A sustentabilidade dos mares começa em terra
Para além da apresentação do projeto e das recentes inovações em sistemas de monitorização e avaliação de impacto no fundo marinho, a transferência de conhecimento e de tecnologia para países subdesenvolvidos também esteve em evidência.
De acordo com Eduardo Silva, “a capacitação e transferência de tecnologia para países menos desenvolvidos são a base para a harmonização mundial de capacidades”. “Para que todos os países do mundo consigam aceder a benefícios de recursos naturais e a novas capacidades de construção”, acrescenta.

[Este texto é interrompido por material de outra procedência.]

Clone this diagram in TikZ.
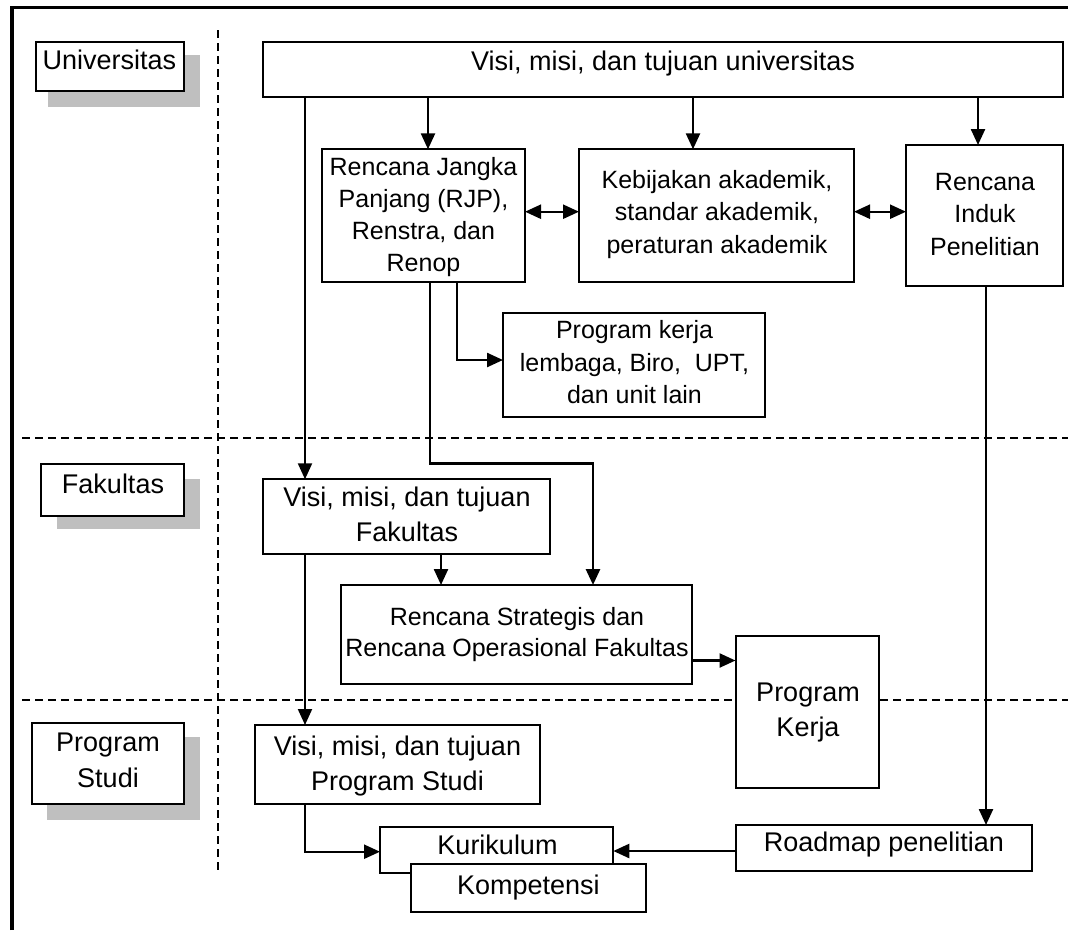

“Essas duas ações – de capacitação e de transferência de tecnologia -, no âmbito do Sul Global, passam por dar-lhes ferramentas para poderem aceder de forma equitativa aos recursos mundiais”, reforça o também Coordenador Científico do INESCTEC.OCEAN.
Para o investigador do INESC TEC, “só será possível chegar a um mundo equitativo quando os [países] mais desenvolvidos procurarem, na sua ação, ajudar e cooperar com os Estados e regiões em desenvolvimento”.
Mas como é que se torna possível a partilha de ferramentas para investigação oceânica sem ameaçar a sustentabilidade dos nossos mares? Segundo Eduardo Silva, a solução está… em terra.
“Atualmente, as pessoas olham para o oceano como uma solução, que se nós pusermos o oceano numa redoma estamos a criar condições para a sustentabilidade no mundo. Nada é mais falso”.
De acordo com o investigador do INESC TEC, “a sustentabilidade do mar tem de ser estudada e integrada na sustentabilidade da Terra”: “O futuro dos oceanos só será sustentável se todo o planeta tiver uma visão sustentável integrada”.
Os investigadores do INESC TEC mencionados na notícia têm vínculo ao INESC TEC, ao IPP-ISEP e à Universidade de Évora.